Best Way to automate updating large amount of Skus

Hi,
What is the best practice for updating the onhand of a lot of SKUs at once?

I noticed the graphql api as inventory_add and inventory_remove. Is there an inventory_set? (To set at a specific amount?)

Basically, our ERP dumps out a file of about 50k skus (out of 500k) every night with their onhands. I want to automate updating the skus in shiphero from this file.

My thought process is: pull down all the skus from shiphero (500k!!!) find the delta (ones that have changed onhand levels between what the ERP file and the shiphero results, then use a mutation to set the ones that have changed.

It seems like there might be a better way to do this. Any ideas?

Thanks,

I don’t have a suggestion of a better way, but something that you’ll quickly run into is the credit limit on API usage. It’s currently set at 5000 per hour. I haven’t tried mutations (updates) myself yet, so I’m not sure if the credit cost is different, but in general for simpler queries (requests) I find that requesting 100 records uses 101 credits . If the same holds true for mutations, it would take you 11 hours to update 50,000 skus. Updating 500,000 skus would take daaaaays.

2 Likes

Hi Chris!
For updating On Hand inventory you could use the warehouse_product_update mutation, using the sku, warehouse_id and on_hand.
On the other hand, I agree with Jeremy on the credit part.
Will you be updating the 500k at once, constantly? or just the ones with actual inventory change?

@chrisshoes This can be done in different ways. Let me explain a bit.
First, you can also use warehouse_product_update to set the on_hand directly.

Now talking about syncing your data with shiphero, we have ways of getting changes that occurred on our side, you have the webhooks and there’s also the query inventory_changes that can be filtered by sku, warehouse, location and data ranges.

In your case, looks like you are trying to sync with us the changes detected on your side, and that might be a bit more trickier. At first I would say, just for that is probably not necessary to download the entire inventory. You could just have a mechanism for detecting those that changed on your side, and then check those products in our API. This way you would be only hitting our api for those products that had changed on your side, reducing the amount of unnecessary requests. The flow would be:

  • detect changes per sku on your side
  • check each sku querying products or warehouse_products by sku
  • if outdated on our side, use the warehouse_product_update mutation to set the on_hand

Does that make sense?

Yes this makes sense.

Is there a way to update multiple SKU onhand at once using the warehouse_product_update mutation? or do they need to be one request at a time?

Thanks,

@chrisshoes I’m afraid there’s no bulk operation for updating sku’s on_hand for now, so it has to be made one by one.

Hmmm I’m still thinking about if there is another way to do this.

Are there other options outside of the API to do this? (and outside of a manual CSV upload)

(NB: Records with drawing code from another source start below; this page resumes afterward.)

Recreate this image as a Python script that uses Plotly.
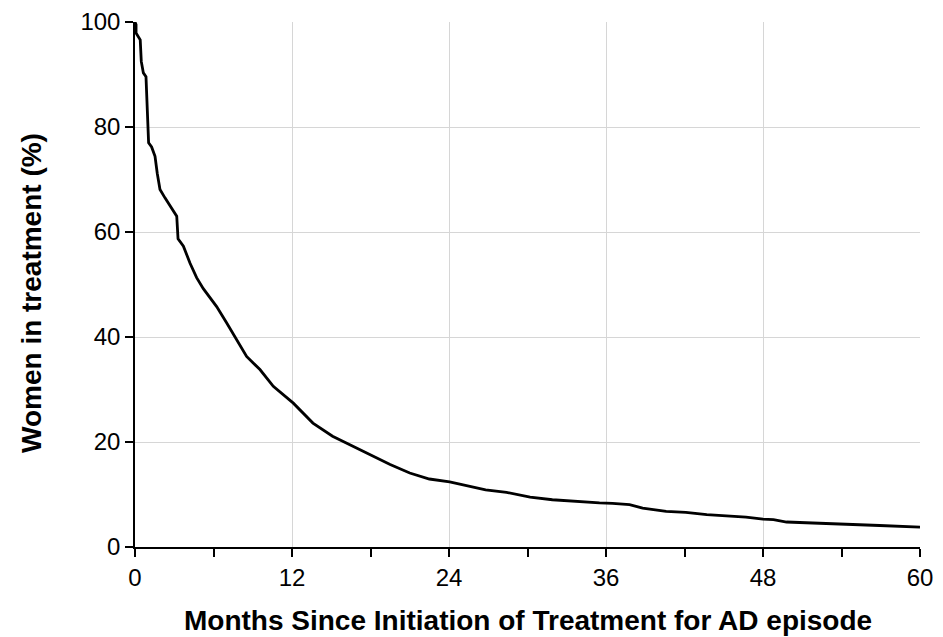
import plotly.graph_objects as go

months = [0, 0.08, 0.08, 0.2, 0.4, 0.48, 0.64, 0.84, 0.95, 1.04, 1.27, 1.53, 1.7, 1.91,
          2.29, 2.68, 3.19, 3.29, 3.7, 4.2, 4.71, 5.22, 5.47, 6.24, 7.0, 7.77, 8.53,
          9.55, 10.57, 12.1, 13.6, 15.1, 16.4, 17.7, 19.5, 21.0, 22.5, 24.05, 25.8,
          26.8, 28.4, 30.2, 31.9, 33.5, 35.5, 36.5, 37.8, 38.8, 40.6, 42.1, 43.7,
          46.7, 48.0, 48.8, 49.8, 51.8, 54.4, 56.9, 60]
women_pct = [100, 99.5, 97.9, 97.3, 96.6, 92.5, 90.3, 89.6, 82.7, 77.0, 76.2, 74.4, 71.2, 68.1,
             66.5, 64.9, 63.0, 58.7, 57.3, 54.1, 51.3, 49.2, 48.4, 45.8, 42.7, 39.5, 36.3,
             33.8, 30.6, 27.4, 23.6, 21.1, 19.5, 17.9, 15.7, 14.1, 12.95, 12.4, 11.5,
             10.9, 10.4, 9.5, 9.0, 8.7, 8.4, 8.3, 8.06, 7.4, 6.8, 6.6, 6.15,
             5.7, 5.3, 5.2, 4.76, 4.57, 4.4, 4.1, 3.8]

x_tick_vals = [0, 12, 24, 36, 48, 60]
y_tick_vals = [0, 20, 40, 60, 80, 100]
x_title = "Months Since Initiation of Treatment for AD episode"
y_title = "Women in treatment (%)"

font_family = "Arial, Liberation Sans, sans-serif"

fig = go.Figure()
fig.add_trace(go.Scatter(
    x=months, y=women_pct, mode="lines",
    line=dict(color="black", width=2.8),
    showlegend=False, hoverinfo="skip", cliponaxis=False,
))

fig.update_layout(
    width=935, height=629,
    margin=dict(l=127, r=23, t=14, b=90, autoexpand=False),
    paper_bgcolor="white", plot_bgcolor="white",
    font=dict(family=font_family, color="black", size=24),
    xaxis=dict(
        range=[0, 60], tickvals=x_tick_vals, ticktext=[str(v) for v in x_tick_vals],
        showgrid=True, gridcolor="#d6d6d6", gridwidth=1.2,
        showline=True, linecolor="black", linewidth=1.5,
        ticks="outside", ticklen=8, tickwidth=1.5, tickcolor="black",
        minor=dict(dtick=6, tick0=0, ticks="outside", ticklen=8, tickwidth=1.5,
                   tickcolor="black", showgrid=False),
        zeroline=False, tickfont=dict(size=24), automargin=False,
    ),
    yaxis=dict(
        range=[0, 100], tickvals=y_tick_vals, ticktext=[str(v) for v in y_tick_vals],
        showgrid=True, gridcolor="#d6d6d6", gridwidth=1.2,
        showline=True, linecolor="black", linewidth=1.5,
        ticks="outside", ticklen=8, tickwidth=1.5, tickcolor="black",
        zeroline=False, tickfont=dict(size=24), automargin=False,
    ),
    annotations=[
        dict(text="<b>" + x_title + "</b>", xref="paper", yref="paper", x=0.5, y=0,
             xanchor="center", yanchor="middle", yshift=-73, showarrow=False,
             font=dict(size=28)),
        dict(text="<b>" + y_title + "</b>", xref="paper", yref="paper", x=0, y=0.5,
             xanchor="center", yanchor="middle", xshift=-104, yshift=-8.5,
             textangle=-90, showarrow=False, font=dict(size=28)),
    ],
)

fig.write_html("out.html")
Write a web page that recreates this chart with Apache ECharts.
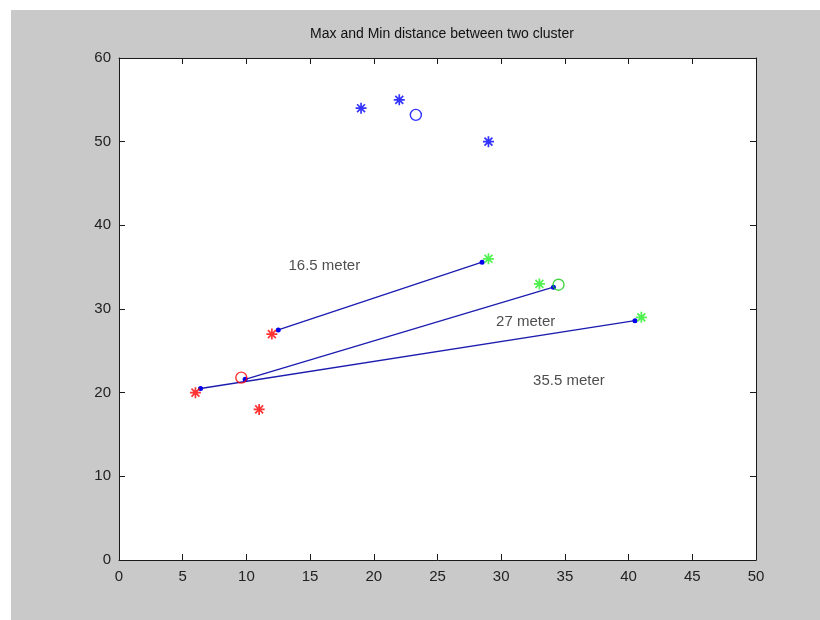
<!DOCTYPE html>
<html>
<head>
<meta charset="utf-8">
<script src="https://cdn.jsdelivr.net/npm/echarts@6/dist/echarts.min.js"></script>
<style>
  html, body { margin: 0; padding: 0; background: #ffffff; }
  #main { width: 820px; height: 620px; }
</style>
</head>
<body>
<div id="main"></div>
<script>
// cluster points
var blueStars = [[19, 54], [22, 55], [29, 50]];
var blueCentre = [[23.3, 53.2]];
var redStars = [[6, 20], [12, 27], [11, 18]];
var redCentre = [[9.6, 21.8]];
var greenStars = [[29, 36], [33, 33], [41, 29]];
var greenCentre = [[34.5, 32.9]];

// distance segments
var seg1 = [[12.5, 27.5], [28.5, 35.6]];
var seg2 = [[9.9, 21.6], [34.1, 32.6]];
var seg3 = [[6.4, 20.5], [40.5, 28.6]];

// text labels
var notes = [
  { value: [13.3, 35.1], text: '16.5 meter' },
  { value: [29.6, 28.5], text: '27 meter' },
  { value: [32.5, 21.4], text: '35.5 meter' }
];

var xTicks = [0, 50, 5];
var yTicks = [0, 60, 10];

var star = 'path://M0,-5L0,5M-5,0L5,0M-3.6,-3.6L3.6,3.6M-3.6,3.6L3.6,-3.6';
var fontFam = 'Liberation Sans, Arial, sans-serif';

var chart = echarts.init(document.getElementById('main'));

function starSeries(data, col) {
  return {
    type: 'scatter', data: data, symbol: star, symbolSize: 11,
    itemStyle: { color: 'transparent', borderColor: col, borderWidth: 1.7 },
    z: 5
  };
}
function ringSeries(data, col) {
  return {
    type: 'scatter', data: data, symbol: 'circle', symbolSize: 11,
    itemStyle: { color: 'transparent', borderColor: col, borderWidth: 1.4 },
    z: 5
  };
}
function segSeries(data) {
  return {
    type: 'line', data: data, symbol: 'circle', symbolSize: 5, showSymbol: true,
    lineStyle: { color: '#1c1cb0', width: 1.3 },
    itemStyle: { color: '#0000ee' },
    z: 4
  };
}

var axisCommon = {
  type: 'value',
  axisLine: { show: true, onZero: false, lineStyle: { color: '#1a1a1a', width: 1 } },
  axisTick: { show: true, inside: true, length: 6, lineStyle: { color: '#1a1a1a' } },
  splitLine: { show: false }
};

var option = {
  animation: false,
  backgroundColor: 'transparent',
  graphic: [{
    type: 'rect', left: 11, top: 10, z: -10,
    shape: { width: 809, height: 610 },
    style: { fill: '#c9c9c9' }
  }],
  title: {
    text: 'Max and Min distance between two cluster',
    left: 437, top: 22, textAlign: 'center',
    textStyle: { fontFamily: fontFam, fontSize: 14, fontWeight: 'normal', color: '#111' }
  },
  grid: { left: 119, right: 64, top: 58, bottom: 60, show: true, backgroundColor: '#ffffff', borderWidth: 0 },
  xAxis: [
    Object.assign({}, axisCommon, {
      min: xTicks[0], max: xTicks[1], interval: xTicks[2], position: 'bottom',
      axisLabel: { fontFamily: fontFam, fontSize: 15, color: '#222', margin: 9 }
    }),
    Object.assign({}, axisCommon, {
      min: xTicks[0], max: xTicks[1], interval: xTicks[2], position: 'top',
      axisLabel: { show: false }
    })
  ],
  yAxis: [
    Object.assign({}, axisCommon, {
      min: yTicks[0], max: yTicks[1], interval: yTicks[2], position: 'left',
      axisLabel: { fontFamily: fontFam, fontSize: 15, color: '#222', margin: 8 }
    }),
    Object.assign({}, axisCommon, {
      min: yTicks[0], max: yTicks[1], interval: yTicks[2], position: 'right',
      axisLabel: { show: false }
    })
  ],
  series: [
    segSeries(seg1),
    segSeries(seg2),
    segSeries(seg3),
    starSeries(blueStars, '#0000ff'),
    ringSeries(blueCentre, '#0000ff'),
    starSeries(redStars, '#ff0000'),
    ringSeries(redCentre, '#ff0000'),
    starSeries(greenStars, '#22ee22'),
    ringSeries(greenCentre, '#11cc11'),
    {
      type: 'scatter', symbolSize: 0,
      data: notes.map(function (n) { return { value: n.value, name: n.text }; }),
      label: {
        show: true, position: 'right', distance: 0,
        formatter: function (p) { return p.name; },
        fontFamily: fontFam, fontSize: 15, color: '#222'
      },
      z: 6
    }
  ]
};

chart.setOption(option);
</script>
</body>
</html>
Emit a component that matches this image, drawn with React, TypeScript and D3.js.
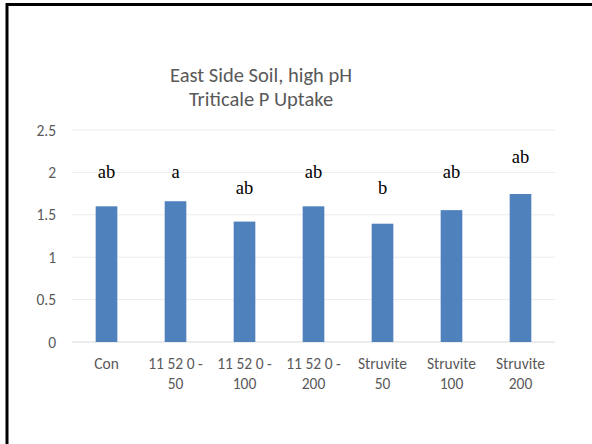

For example, with Shopify we provide a URL that is simply a list of SKUs and their OnHands. Shopify pulls this every couple hours and updates the changes automatically.

Do you have anything similar?

Or is there a way to automate CSV inventory change upload? (Rather than having someone do it manually)

There’s no such functionality in our app yet, we are thinking about such feature but don’t have an ETA.
Out of curiosity, the url you provide to shopify points to a csv file with just skus and on_hand values?